While the law does not prevent unregistered groups from establishing prayer rooms and religious sites, members of some religious communities reported the lack of official registration made obtaining the necessary construction permits more difficult. The Muslim community is not registered, and has not been able to employ formally an imam because only registered religious groups are allowed to employ spiritual leaders.
In the context of the migration crisis in Europe, government officials repeatedly said that while the government opposed mandatory EU refugee quotas, it would accept 200 Christian refugees from Syria. NGOs and international observers criticized the government’s plan as discriminatory. In August the Ministry of Interior explained its preference for Christian refugees by stating that Christians would integrate more easily into society than Muslims because no officially recognized mosques existed in the country.
In September, while discussing EU negotiations over the adoption of mandatory refugee quotas, Prime Minister Robert Fico stated that while the country would initially be required to accept 2,000 refugees, it would be forced to take more refugees in future years. “And one day,” he said, “we will have here 40,000 to 50,000 Muslims, who will have their own church, will be present in the army, the police, and they will operate as an official church – do we really want this here?” Fico also said Da’esh (Islamic State of Iraq and the Levant) was recruiting among the refugees.
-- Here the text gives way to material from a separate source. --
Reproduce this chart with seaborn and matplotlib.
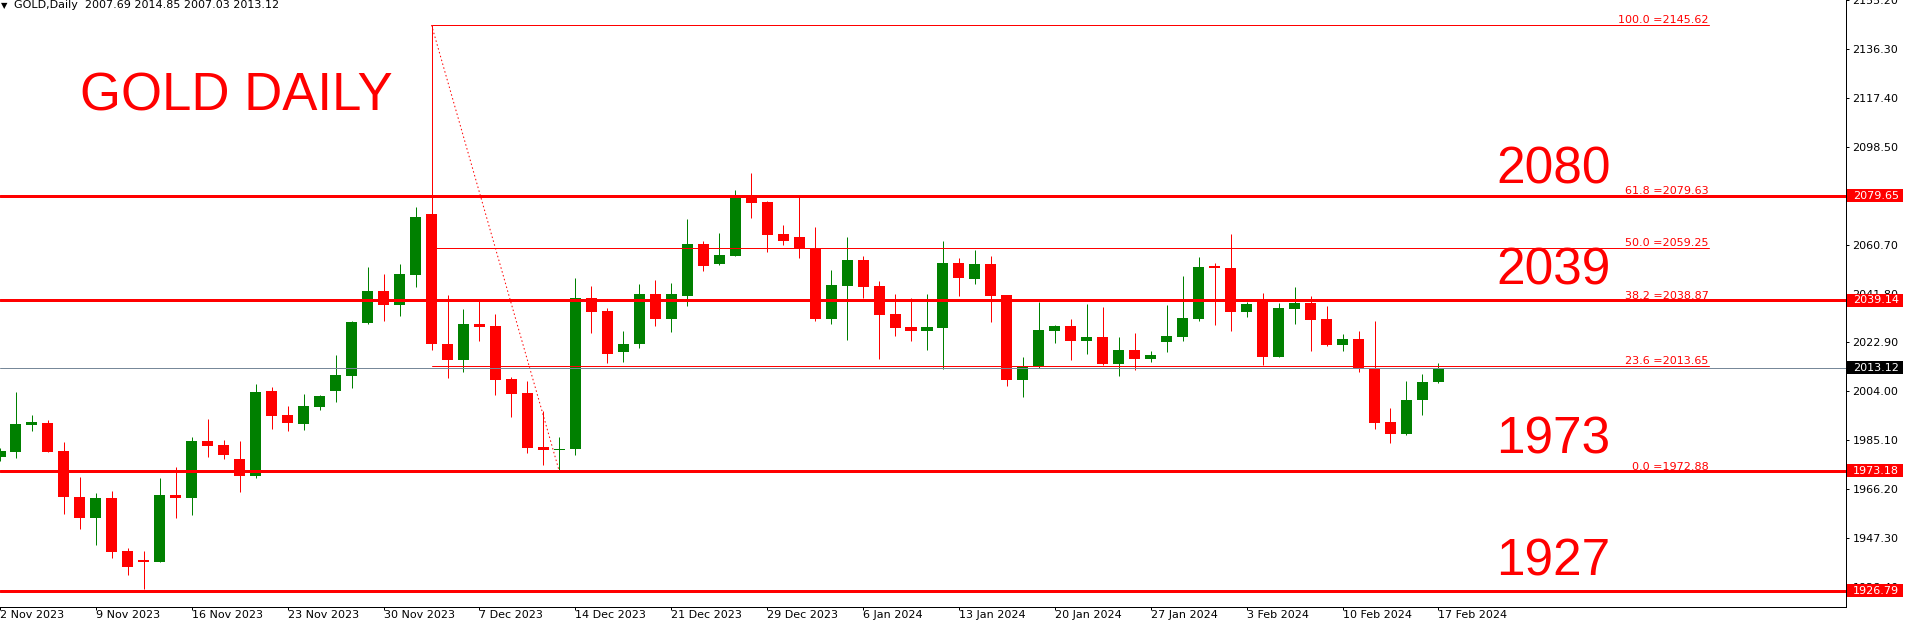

NGOs denounced the prime minister’s rhetoric as fear mongering.
Some government officials portrayed Muslims, particularly migrants, as potential threats to national security, culture, and society. Prime Minister Fico said in a public radio broadcast in January that because Christian churches were dominant in the country, “we would not be able to easily tolerate 300,000 to 400,000 Muslims coming here, starting to build mosques and starting to change the character of this state.” In response to the November terrorist attacks in Paris, Prime Minister Fico told media that the government was monitoring every single Muslim on the national territory.
The leader of the Slovak National Party, Andrej Danko, proposed in January increasing the number of signatures needed to register a religious group from 20,000 to 50,000. Danko said the measures were intended to prevent the Muslim community from registering Islam. He also proposed introducing a law that would ban the construction of Islamic religious buildings.
Former interior minister, parliamentarian, and New Majority (NOVA) political party leader Daniel Lipsic said in January that as far as he was aware, only Muslims, not Christians or Jews, committed violent crimes or terrorist acts in Europe.
The Ministry of Culture administered a cultural grant program allocating money for the upkeep of cultural and religious monuments. A large portion of the government subsidy to registered religious groups was used to pay clergy and was allocated to groups based on the number of their clergy.
The 18 registered religious groups received approximately 38 million euros ($41.3 million) in annual state subsidies. The government continued discussions with stakeholders about changes in the funding of religious groups and convened two sessions of an expert commission to address this and other issues. During the April session, the Ministry of Culture continued to discuss possible new models of government funding for registered religious groups with stakeholders and tasked religious groups with submitting their evaluations of the proposed models by November. These models included allowing individuals to allocate a certain percentage of their taxes to a particular registered religious group or providing government contributions to registered religious groups based on the number of adherents rather than the number of clergy, as is currently the case. Some religious groups criticized the tax allocation model, stating they would have to start competing with other civil society organizations, which already benefit from a percentage of taxes assigned to them by taxpayers.
The Nation’s Memory Institute, a public institution established by the government, provided access to previously undisclosed records of the regimes ruling the country from 1939 to 1989. Jewish community leaders continued to criticize the institute for focusing on the persecution of prominent figures of the World War II‑era fascist state by the subsequent communist regime and playing down these individuals’ role in supporting anti‑Semitic policies.
In September Prime Minister Fico commemorated Holocaust victims and emphasized the importance of future generations continuing to learn about their suffering. The commemoration recognized the 74th anniversary of the World War II government issuing the “Jewish Code,” which stripped Jews of their civil rights. The Code was developed according to Nazi legislation on Jews and was one of the toughest anti‑Jewish legal measures in Europe. The deportation of Jews to death camps followed a year later.